Re: [PATCH v2 0/5] mm: support parallel free of memory

From: Michal Hocko
Date: Wed Mar 15 2017 - 12:28:55 EST


On Wed 15-03-17 23:44:07, Aaron Lu wrote:
> On Wed, Mar 15, 2017 at 03:18:14PM +0100, Michal Hocko wrote:
> > On Wed 15-03-17 16:59:59, Aaron Lu wrote:
> > [...]
> > > The proposed parallel free did this: if the process has many pages to be
> > > freed, accumulate them in these struct mmu_gather_batch(es) one after
> > > another till 256K pages are accumulated. Then take this singly linked
> > > list starting from tlb->local.next off struct mmu_gather *tlb and free
> > > them in a worker thread. The main thread can return to continue zap
> > > other pages(after freeing pages pointed by tlb->local.pages).
> >
> > I didn't have a look at the implementation yet but there are two
> > concerns that raise up from this description. Firstly how are we going
> > to tune the number of workers. I assume there will be some upper bound
> > (one of the patch subject mentions debugfs for tuning) and secondly
>
> The workers are put in a dedicated workqueue which is introduced in
> patch 3/5 and the number of workers can be tuned through that workqueue's
> sysfs interface: max_active.

I suspect we cannot expect users to tune this. What do you consider a
reasonable default?

Moreover, and this is a more generic question, is this functionality
useful in general purpose workloads? After all the amount of the work to
be done is the same we just risk more lock contentions, unexpected CPU
usage etc. Which workloads will benefit from having exit path faster?

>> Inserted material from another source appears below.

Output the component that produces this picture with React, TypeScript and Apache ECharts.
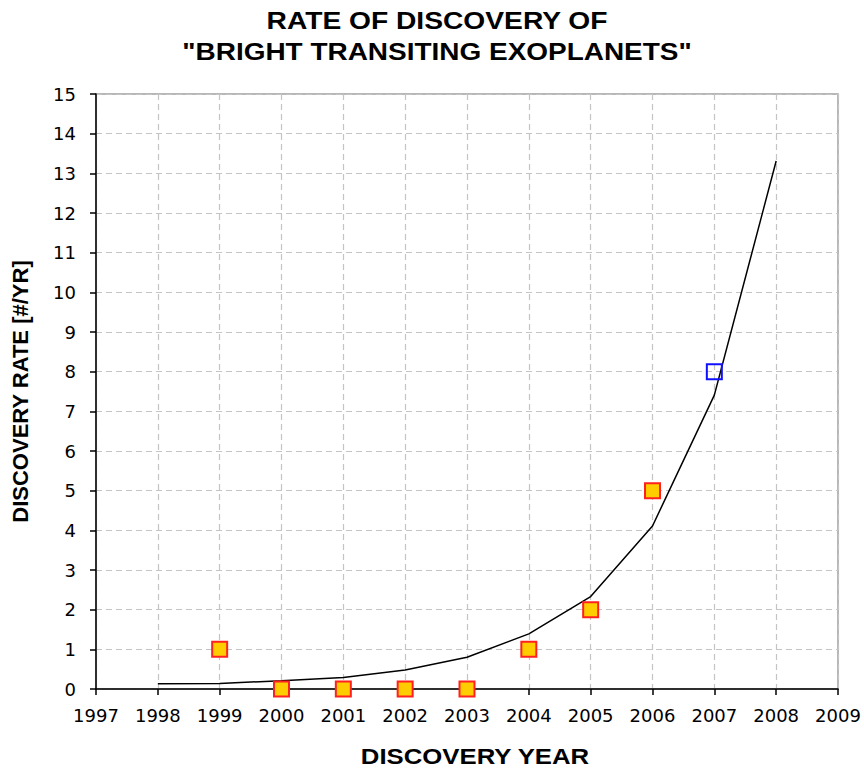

> > if we offload the page freeing to the worker then the original context
> > can consume much more cpu cycles than it was configured via cpu

I was not precise here. I meant to say more cpu cycles per time unit
that it was allowed.

> > controller. How are we going to handle that? Or is this considered
> > acceptable?
>
> I'll need to think about and take a look at this subject(not familiar
> with cpu controller).

the main problem is that kworkers will not belong to the same cpu group
and so they will not be throttled properly.